The colors of the stars you can see with your eyes
Tonight, let your eyes adjust to the darkness and note the subtle differences in the stars, each displaying their own color. Have you ever paid attention to their various hues? Let’s explore some of the stars that you’ll see flickering against the black backdrop of night in December. There’s a whole spectrum of star colors sparkling up there, from cool red stars to middle-range yellow stars to hot blue-white stars.
The colors of the stars
In the northeastern evening sky shines a bright star with the name of Capella. Capella’s nickname is the Little She-Goat, and it lies in the constellation Auriga the Charioteer. Like brighter Sirius, which rises around 8 to 9 p.m. in the southeast, Capella often flickers deliriously when low in the sky. This effect has nothing to do with the stars themselves but rather is caused by Earth’s turbulent atmosphere. The twinkling effect is particularly prominent with the stars Capella and Sirius because they are so bright.
Can you spot Capella? If so, notice that it’s a golden star. A star’s spectral type indicates its color. Capella is a G star. Our sun is also a G star. Both our sun and Capella shine with a golden light.
Sirius – the sky’s brightest star, after the sun – is almost always described as a white star. It’s an A type star.
The true colors of stars
The stars’ true colors are apparent when they climb higher in the sky and above the turbulence of Earth’s atmosphere. If you have good eyesight and a dark, clear sky, you should be able to detect hints of color with the brighter stars. If you have difficulty discerning star colors with the unaided eye, look at these stars through binoculars.
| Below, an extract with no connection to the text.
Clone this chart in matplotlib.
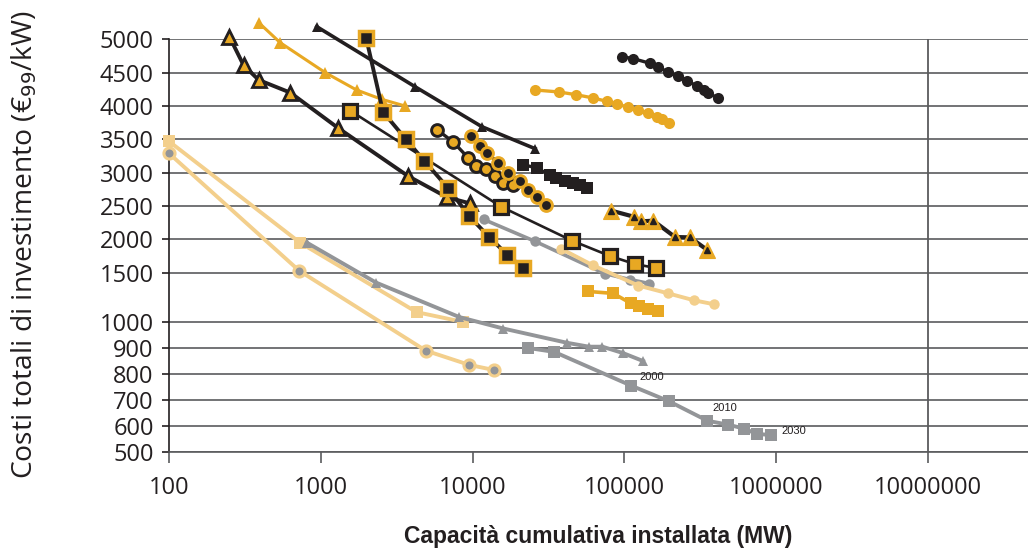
import numpy as np
import matplotlib
matplotlib.use("Agg")
import matplotlib.pyplot as plt
from matplotlib.ticker import NullLocator

INK = '#231F20'
GOLD = '#E8A823'
PEACH = '#F3CF8C'
GREY = '#939598'
GRID = '#5A5B5D'

# ---- axis ticks ----
x_ticks = [100, 1000, 10000, 100000, 1000000, 10000000]
x_tick_labels = ['100', '1000', '10000', '100000', '1000000', '10000000']
y_ticks = [500, 600, 700, 800, 900, 1000, 1500, 2000, 2500, 3000, 3500, 4000, 4500, 5000]

# ---- learning-curve series: cumulative capacity (MW) and cost (EUR99/kW) ----
s01_cap = [250, 310, 390, 630, 1300, 3750, 6800, 9600]
s01_cost = [5040, 4610, 4390, 4200, 3670, 2950, 2630, 2540]

s02_cap = [390, 540, 1070, 1720, 2520, 3590]
s02_cost = [5250, 4950, 4500, 4240, 4100, 4000]

s03_cap = [940, 4170, 11500, 25800]
s03_cost = [5190, 4290, 3690, 3360]

s04_cap = [1990, 2570, 3640, 4790, 6890, 9470, 12800, 16900, 21500]
s04_cost = [5020, 3910, 3500, 3180, 2770, 2350, 2040, 1770, 1570]

s05_cap = [1560, 15400, 45200, 80400, 117000, 162000]
s05_cost = [3930, 2490, 1980, 1750, 1630, 1570]

s06_cap = [5860, 7460, 9370, 10600, 12200, 14100, 15800, 18400]
s06_cost = [3640, 3460, 3220, 3100, 3050, 2950, 2840, 2820]

s07_cap = [9720, 11200, 12500, 14800, 17200, 20500, 23300, 26400, 30600]
s07_cost = [3550, 3400, 3290, 3150, 3000, 2870, 2740, 2630, 2510]

s08_cap = [21500, 26600, 32400, 35400, 40900, 45800, 51000, 57000]
s08_cost = [3120, 3070, 2960, 2920, 2880, 2850, 2810, 2770]

s09_cap = [96000, 114500, 147500, 165600, 192800, 224400, 259500, 299300, 335800, 357000, 415500]
s09_cost = [4740, 4710, 4640, 4590, 4510, 4450, 4380, 4300, 4240, 4190, 4120]

s10_cap = [25800, 37100, 47800, 62400, 76400, 89800, 105600, 122900, 142000, 164000, 176100, 196800]
s10_cost = [4240, 4210, 4170, 4120, 4070, 4030, 3980, 3940, 3890, 3840, 3810, 3750]

s11_cap = [82200, 115200, 128600, 155000, 215400, 270500, 351600]
s11_cost = [2430, 2340, 2270, 2280, 2035, 2030, 1840]

s12_cap = [11800, 25800, 74500, 109400, 145900]
s12_cost = [2300, 1970, 1490, 1430, 1390]

s13_cap = [38200, 62100, 123500, 194600, 287400, 389000]
s13_cost = [1860, 1610, 1370, 1290, 1220, 1180]

s14_cap = [57600, 84500, 110000, 125400, 143600, 167200]
s14_cost = [1310, 1290, 1190, 1160, 1130, 1110]

s15_cap = [100, 730, 4280, 8690]
s15_cost = [3470, 1950, 1100, 1000]

s16_cap = [100, 720, 4910, 9510, 13900]
s16_cost = [3290, 1530, 890, 835, 815]

s17_cap = [810, 2310, 8180, 15900, 41900, 58400, 71700, 98400, 132600]
s17_cost = [1950, 1400, 1050, 975, 920, 905, 905, 880, 850]

s18_cap = [23300, 34500, 111100, 196800, 352700, 483600, 613700, 743800, 923900]
s18_cost = [900, 885, 755, 695, 620, 605, 590, 570, 565]

year_labels = ['2000', '2010', '2030']
year_cap = [124800, 377700, 1076000]
year_cost = [790, 668, 582]

# ---- piecewise-linear cost axis (linear 500-1000, 1000-1500, 1500-5000) ----
_kv = np.array([500., 1000., 1500., 5000.])
_kp = np.array([0., 130., 179.3, 412.7])
_s_lo = 130. / 500.
_s_hi = (412.7 - 179.3) / 3500.


def fwd(v):
    v = np.asarray(v, float)
    return np.where(v < 500, (v - 500) * _s_lo,
                    np.where(v > 5000, 412.7 + (v - 5000) * _s_hi,
                             np.interp(v, _kv, _kp)))


def inv(p):
    p = np.asarray(p, float)
    return np.where(p < 0, 500 + p / _s_lo,
                    np.where(p > 412.7, 5000 + (p - 412.7) / _s_hi,
                             np.interp(p, _kp, _kv)))


W, H = 1028, 553
fig = plt.figure(figsize=(W / 100, H / 100), dpi=100)
ax = fig.add_axes([169 / W, 1 - 452 / H, 1 - 169 / W, (452 - 39.3) / H])
ax.set_xscale('log')
ax.set_yscale('function', functions=(fwd, inv))
ax.set_xlim(100, 10 ** (2 + (W - 169) / 151.8))
ax.set_ylim(500, 5000)

for side in ('top', 'right'):
    ax.spines[side].set_visible(False)
ax.spines['left'].set_color(INK)
ax.spines['left'].set_linewidth(1.2)
ax.spines['bottom'].set_color(GRID)
ax.spines['bottom'].set_linewidth(1.2)

ax.set_xticks(x_ticks)
ax.set_xticklabels(x_tick_labels)
ax.set_yticks(y_ticks)
ax.set_yticklabels([str(v) for v in y_ticks])
ax.xaxis.set_minor_locator(NullLocator())
ax.yaxis.set_minor_locator(NullLocator())

ax.tick_params(axis='x', direction='out', length=8, width=1.2, color=GRID,
               pad=9, labelsize=17, labelcolor=INK)
ax.tick_params(axis='y', direction='out', length=5, width=1.2, color=INK,
               pad=6, labelsize=17, labelcolor=INK)
for lab in ax.get_xticklabels() + ax.get_yticklabels():
    lab.set_family('Open Sans')

ax.yaxis.grid(True, color=GRID, lw=1.2, zorder=0)
ax.set_axisbelow(True)
ax.axvline(1e7, color=GRID, lw=1.3, zorder=1)


def draw(x, y, color, lw, marker, ms, mfc, mec, mew, z=3):
    ax.plot(x, y, color=color, lw=lw, marker=marker, ms=ms, mfc=mfc, mec=mec,
            mew=mew, clip_on=False, zorder=z, solid_joinstyle='round')


# light curves underneath
draw(s15_cap, s15_cost, PEACH, 2.8, 's', 8.5, PEACH, PEACH, 0, 3)
draw(s16_cap, s16_cost, PEACH, 2.8, 'o', 8, GREY, PEACH, 2.2, 3)
draw(s17_cap, s17_cost, GREY, 2.8, '^', 7, GREY, GREY, 0, 3.2)
draw(s18_cap, s18_cost, GREY, 2.8, 's', 8, GREY, GREY, 0, 3)
draw(s12_cap, s12_cost, GREY, 2.6, 'o', 7.5, GREY, GREY, 0, 3)
draw(s13_cap, s13_cost, PEACH, 2.8, 'o', 7.5, PEACH, PEACH, 0, 3.1)
draw(s14_cap, s14_cost, GOLD, 2.6, 's', 8.5, GOLD, GOLD, 0, 3.1)

# dark and gold curves
draw(s02_cap, s02_cost, GOLD, 2.2, '^', 8, GOLD, GOLD, 0, 4)
draw(s03_cap, s03_cost, INK, 2.6, '^', 7.5, INK, INK, 0, 4)
draw(s01_cap, s01_cost, INK, 2.8, '^', 9.5, GOLD, INK, 2.0, 4.2)
draw(s05_cap, s05_cost, INK, 1.9, 's', 9.5, GOLD, INK, 2.3, 4.1)
draw(s04_cap, s04_cost, INK, 2.8, 's', 9.5, INK, GOLD, 2.5, 4.3)
draw(s06_cap, s06_cost, INK, 2.4, 'o', 8.5, GOLD, INK, 2.1, 4.4)
draw(s07_cap, s07_cost, INK, 2.4, 'o', 8.5, INK, GOLD, 2.1, 4.5)
draw(s08_cap, s08_cost, INK, 2.4, 's', 8, INK, INK, 0, 4.4)
draw(s09_cap, s09_cost, INK, 2.4, 'o', 8, INK, INK, 0, 4)
draw(s10_cap, s10_cost, GOLD, 2.4, 'o', 8, GOLD, GOLD, 0, 4)
draw(s11_cap, s11_cost, INK, 3.0, '^', 11.5, GOLD, GOLD, 0.8, 4)
ax.plot(s11_cap, s11_cost, ls='none', marker='^', ms=4.8, mfc=INK, mec=INK,
        clip_on=False, zorder=4.1)

for lab, xv, yv in zip(year_labels, year_cap, year_cost):
    ax.text(xv, yv, lab, fontsize=8, color=INK, ha='left', va='center',
            family='Liberation Sans', zorder=5)

ax.set_xlabel('Capacità cumulativa installata (MW)', fontsize=16.5,
              fontweight='bold', family='Liberation Sans', color=INK,
              labelpad=18)
fig.text(24 / W, 1 - 244 / H, 'Costi totali di investimento (€$_{99}$/kW)',
         rotation=90, ha='center', va='center', fontsize=20.3,
         family='Open Sans', color=INK)

fig.savefig('out.png', dpi=100)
The light of a star reveals many things, including the stars’ surface temperatures. The yellowish color of Capella indicates a mid-range surface temperature, much like our sun. The red of Aldebaran is typical of the lower surface temperature of an older star, whereas the blue of the Pleiades reveals their high surface temperature and young age.
Also have a look at the blue-white star Elnath. Officially part of Taurus, some stargazers consider it part of Auriga as well.
The stars of Orion
Orion, a prominent constellation in December, sports a noticeably red star and blue star. The red star is Betelgeuse marking one shoulder, while the blue star is Rigel marking the opposite knee. Notice the shades of red and orange of Betelgeuse in the creative collage below.
Bottom line: Winter is the perfect season for noticing the colors of the stars. Never noticed them? Check them out tonight!